- [Problem requirements]: Retype the lines beneath this one, from the first through the line containing "diameter = np.arange(10, 101)". Pictures are left out.
───── Dataset extract ─────
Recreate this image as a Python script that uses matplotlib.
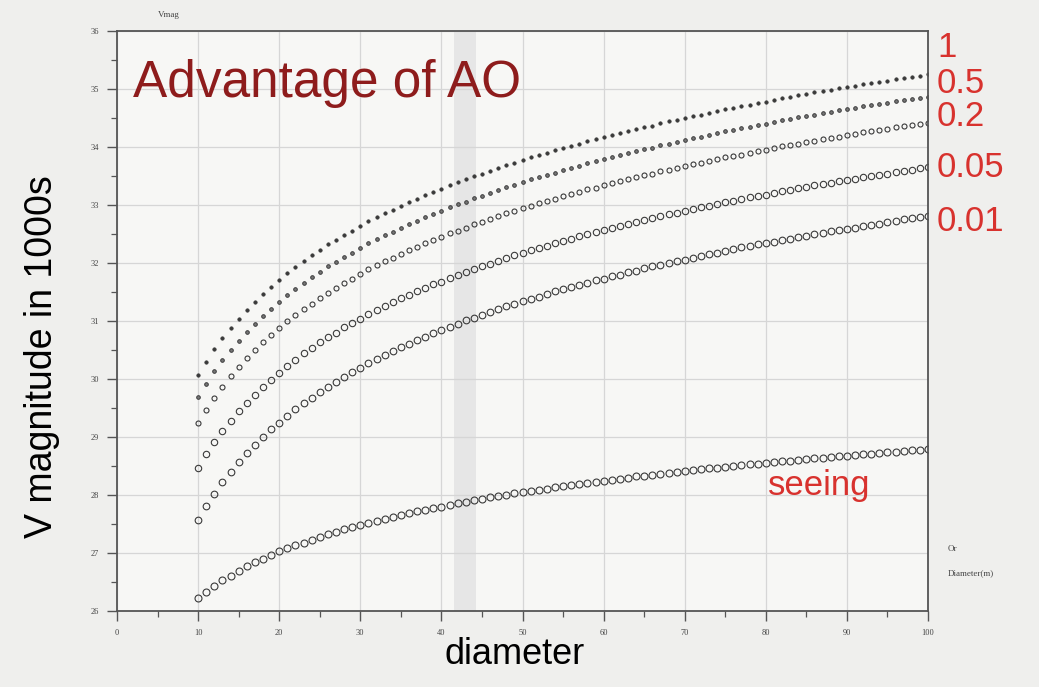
import numpy as np
import matplotlib
matplotlib.use("Agg")
import matplotlib.pyplot as plt

# telescope diameter (m), one point per metre
diameter = np.arange(10, 101)

# limiting V magnitude
strehl_1 = [30.07, 30.30, 30.51, 30.70, 30.88, 31.04, 31.19, 31.33, 31.47, 31.59,
            31.71, 31.83, 31.93, 32.04, 32.13, 32.23, 32.32, 32.40, 32.49, 32.56,
            32.64, 32.72, 32.79, 32.86, 32.92, 32.99, 33.05, 33.11, 33.17, 33.23,
            33.28, 33.34, 33.39, 33.44, 33.50, 33.54, 33.59, 33.64, 33.69, 33.73,
            33.78, 33.82, 33.86, 33.90, 33.94, 33.98, 34.02, 34.06, 34.10, 34.13,
            34.17, 34.21, 34.24, 34.27, 34.31, 34.34, 34.37, 34.41, 34.44, 34.47,
            34.50, 34.53, 34.56, 34.59, 34.62, 34.65, 34.67, 34.70, 34.73, 34.76,
            34.78, 34.81, 34.84, 34.86, 34.89, 34.91, 34.94, 34.96, 34.98, 35.01,
            35.03, 35.05, 35.08, 35.10, 35.12, 35.14, 35.17, 35.19, 35.21, 35.23,
            35.25]
strehl_05 = [29.69, 29.92, 30.13, 30.32, 30.50, 30.66, 30.81, 30.95, 31.09, 31.21,
             31.33, 31.45, 31.55, 31.66, 31.75, 31.85, 31.94, 32.02, 32.11, 32.18,
             32.26, 32.34, 32.41, 32.48, 32.54, 32.61, 32.67, 32.73, 32.79, 32.85,
             32.90, 32.96, 33.01, 33.06, 33.12, 33.16, 33.21, 33.26, 33.31, 33.35,
             33.40, 33.44, 33.48, 33.52, 33.56, 33.60, 33.64, 33.68, 33.72, 33.75,
             33.79, 33.83, 33.86, 33.89, 33.93, 33.96, 33.99, 34.03, 34.06, 34.09,
             34.12, 34.15, 34.18, 34.21, 34.24, 34.27, 34.29, 34.32, 34.35, 34.38,
             34.40, 34.43, 34.46, 34.48, 34.51, 34.53, 34.56, 34.58, 34.60, 34.63,
             34.65, 34.67, 34.70, 34.72, 34.74, 34.76, 34.79, 34.81, 34.83, 34.85,
             34.87]
strehl_02 = [29.24, 29.47, 29.68, 29.87, 30.05, 30.21, 30.36, 30.50, 30.64, 30.76,
             30.88, 31.00, 31.10, 31.21, 31.30, 31.40, 31.49, 31.57, 31.66, 31.73,
             31.81, 31.89, 31.96, 32.03, 32.09, 32.16, 32.22, 32.28, 32.34, 32.40,
             32.45, 32.51, 32.56, 32.61, 32.67, 32.71, 32.76, 32.81, 32.86, 32.90,
             32.95, 32.99, 33.03, 33.07, 33.11, 33.15, 33.19, 33.23, 33.27, 33.30,
             33.34, 33.38, 33.41, 33.44, 33.48, 33.51, 33.54, 33.58, 33.61, 33.64,
             33.67, 33.70, 33.73, 33.76, 33.79, 33.82, 33.84, 33.87, 33.90, 33.93,
             33.95, 33.98, 34.01, 34.03, 34.06, 34.08, 34.11, 34.13, 34.15, 34.18,
             34.20, 34.22, 34.25, 34.27, 34.29, 34.31, 34.34, 34.36, 34.38, 34.40,
             34.42]
strehl_005 = [28.47, 28.70, 28.91, 29.10, 29.28, 29.44, 29.59, 29.73, 29.87, 29.99,
              30.11, 30.23, 30.33, 30.44, 30.53, 30.63, 30.72, 30.80, 30.89, 30.96,
              31.04, 31.12, 31.19, 31.26, 31.32, 31.39, 31.45, 31.51, 31.57, 31.63,
              31.68, 31.74, 31.79, 31.84, 31.90, 31.94, 31.99, 32.04, 32.09, 32.13,
              32.18, 32.22, 32.26, 32.30, 32.34, 32.38, 32.42, 32.46, 32.50, 32.53,
              32.57, 32.61, 32.64, 32.67, 32.71, 32.74, 32.77, 32.81, 32.84, 32.87,
              32.90, 32.93, 32.96, 32.99, 33.02, 33.05, 33.07, 33.10, 33.13, 33.16,
              33.18, 33.21, 33.24, 33.26, 33.29, 33.31, 33.34, 33.36, 33.38, 33.41,
              33.43, 33.45, 33.48, 33.50, 33.52, 33.54, 33.57, 33.59, 33.61, 33.63,
              33.65]
strehl_001 = [27.57, 27.81, 28.02, 28.22, 28.40, 28.57, 28.72, 28.87, 29.00, 29.13,
              29.25, 29.37, 29.48, 29.58, 29.68, 29.77, 29.87, 29.95, 30.04, 30.12,
              30.19, 30.27, 30.34, 30.41, 30.48, 30.55, 30.61, 30.67, 30.73, 30.79,
              30.84, 30.90, 30.95, 31.01, 31.06, 31.11, 31.15, 31.20, 31.25, 31.29,
              31.34, 31.38, 31.42, 31.47, 31.51, 31.55, 31.58, 31.62, 31.66, 31.70,
              31.73, 31.77, 31.80, 31.84, 31.87, 31.91, 31.94, 31.97, 32.00, 32.03,
              32.06, 32.09, 32.12, 32.15, 32.18, 32.21, 32.24, 32.27, 32.29, 32.32,
              32.35, 32.37, 32.40, 32.42, 32.45, 32.47, 32.50, 32.52, 32.55, 32.57,
              32.59, 32.61, 32.64, 32.66, 32.68, 32.70, 32.73, 32.75, 32.77, 32.79,
              32.81]
seeing = [26.22, 26.33, 26.43, 26.53, 26.61, 26.69, 26.77, 26.84, 26.90, 26.97,
          27.03, 27.08, 27.13, 27.18, 27.23, 27.28, 27.32, 27.37, 27.41, 27.45,
          27.48, 27.52, 27.56, 27.59, 27.62, 27.66, 27.69, 27.72, 27.75, 27.78,
          27.80, 27.83, 27.86, 27.88, 27.91, 27.93, 27.96, 27.98, 28.00, 28.03,
          28.05, 28.07, 28.09, 28.11, 28.13, 28.15, 28.17, 28.19, 28.21, 28.23,
          28.25, 28.26, 28.28, 28.30, 28.32, 28.33, 28.35, 28.36, 28.38, 28.40,
          28.41, 28.43, 28.44, 28.46, 28.47, 28.49, 28.50, 28.51, 28.53, 28.54,
          28.55, 28.57, 28.58, 28.59, 28.61, 28.62, 28.63, 28.64, 28.66, 28.67,
          28.68, 28.69, 28.70, 28.71, 28.72, 28.74, 28.75, 28.76, 28.77, 28.78,
          28.79]

strehl_labels = ["1", "0.5", "0.2", "0.05", "0.01"]
label_y = [35.72, 35.10, 34.52, 33.64, 32.72]

fig = plt.figure(figsize=(10.39, 6.87), dpi=100, facecolor="#efefed")
ax = fig.add_axes([0.1126, 0.1106, 0.7806, 0.8443])
ax.set_facecolor("#f7f7f5")

ax.set_xlim(0, 100)
ax.set_ylim(26, 36)
ax.set_xticks(np.arange(0, 101, 10))
ax.set_xticks(np.arange(5, 100, 10), minor=True)
ax.set_yticks(np.arange(26, 37, 1))
ax.set_yticks(np.arange(26.5, 36, 1), minor=True)
ax.grid(True, which="major", color="#d6d6d6", lw=0.9)
ax.set_axisbelow(True)
ax.axvspan(41.5, 44.3, color="#dcdcdc", alpha=0.6, lw=0, zorder=0.5)

for side in ax.spines.values():
    side.set_color("#555555")
    side.set_linewidth(1.3)
ax.tick_params(which="major", direction="out", length=7, width=1.0, color="#555555",
               labelsize=6, labelcolor="#444444", pad=6)
ax.tick_params(which="minor", direction="out", length=4, width=0.9, color="#555555")
for lab in ax.get_xticklabels() + ax.get_yticklabels():
    lab.set_fontfamily("Liberation Serif")

dot = dict(ls="none", marker="o", mec="#3a3a3a")
ax.plot(diameter, strehl_1, ms=2.4, mfc="#3a3a3a", mew=0.6, **dot)
ax.plot(diameter, strehl_05, ms=2.6, mfc="#777777", mew=0.7, **dot)
ax.plot(diameter, strehl_02, ms=3.6, mfc="none", mew=0.8, **dot)
ax.plot(diameter, strehl_005, ms=4.6, mfc="none", mew=0.8, **dot)
ax.plot(diameter, strehl_001, ms=4.8, mfc="none", mew=0.8, **dot)
ax.plot(diameter, seeing, ms=5.0, mfc="none", mew=0.8, **dot)

red = "#d8322e"
for lab, yv in zip(strehl_labels, label_y):
    ax.text(101.1, yv, lab, color=red, fontsize=25, family="Liberation Sans",
            ha="left", va="center", clip_on=False)
ax.text(80.3, 28.17, "seeing", color=red, fontsize=25, family="Liberation Sans",
        ha="left", va="center")

ax.text(2.0, 34.86, "Advantage of AO", color="#8e1c1c", fontsize=37,
        family="Liberation Sans", ha="left", va="baseline")

fig.text(42 / 1039, 1 - 357 / 687, "V magnitude in 1000s", rotation=90,
         fontsize=27, family="Liberation Sans", ha="center", va="center")
fig.text(515 / 1039, 1 - 655 / 687, "diameter", fontsize=26,
         family="Liberation Sans", ha="center", va="center")
fig.text(158 / 1039, 1 - 15 / 687, "Vmag", fontsize=6.5,
         family="Liberation Serif", color="#444444", ha="left", va="center")
fig.text(948 / 1039, 1 - 549 / 687, "Or", fontsize=6.5,
         family="Liberation Serif", color="#444444", ha="left", va="center")
fig.text(948 / 1039, 1 - 573 / 687, "Diameter(m)", fontsize=6.5,
         family="Liberation Serif", color="#444444", ha="left", va="center")

fig.savefig("out.png", dpi=100, facecolor=fig.get_facecolor())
─────
- [Result]:
Recreate this image as a Python script that uses matplotlib.
import numpy as np
import matplotlib
matplotlib.use("Agg")
import matplotlib.pyplot as plt

# telescope diameter (m), one point per metre
diameter = np.arange(10, 101)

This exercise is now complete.